You know what has been ticking me off for ages? That we’re living in the 21st century and yet the vast majority of mobile games won’t save progress in the cloud. Think about it: gamers spend hours playing a title only to lose all their progress after removing the game from their device. There has got to be a better way to keep those game saves in sync.
Showing signs of progress, several major developers have already implemented – or are implementing – their own solution to the problem. For example, Japanese games developer DeNA (formerly ngmoco) has just re-released classic iOS block-stacking game Topple with the newly implemented support for Mobage social game network that stores your progress and keeps it synchronized across devices.
Angry Birds maker Rovio is also among the devs who dare to think different. On Tuesday, the Finnish games maker rolled out its own cloud-based Rovio Account which lets you store your game progress and continue playing on another device…
According to Rovio, the staggered roll-out means that Rovio Account is currently available in The Croods game globally, and in the classic Angry Birds game on iOS in Finland and Poland. The firm plans on gradually introducing Rovio Account into more areas in the future and also add new features.
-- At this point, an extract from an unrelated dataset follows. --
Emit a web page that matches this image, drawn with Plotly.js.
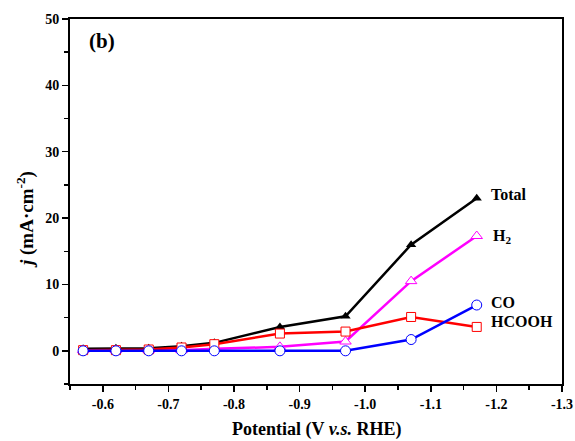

According to a FAQ, Rovio Account lets you continue the game on a new device right where you left off on your old device. And if there are several users on the same device, they can all have their own saved game.
Of course, you can still play the games without creating a Rovio Account, though registering automatically saves your game progress from the device to the cloud.
If someone has already registered an account on that same device, it will ask you if you want to save the device’s progress or not. If you choose not to save it, you will start the game as new, blank.
You can also merge your on-device and Rovio Account game progress: signing in on a device for the first time will offer you to add the scores, stars and feathers from that device to your account.
Interestingly enough, Rovio made sure to prevent cheating by disallowing power-ups across devices because these are stored on a per-device basis. Of course, everyone playing on that particular device can use them.
Now, Apple has provided tools to enable developers to sync databases via iCloud.
In turn, many have chosen to ignore iCloud and sync your games via their own cloud – which I think is a terrible shame, by the way. Apple has hopefully been listening to complaints and will share encouraging iCloud developments at the WWDC 2013 next month.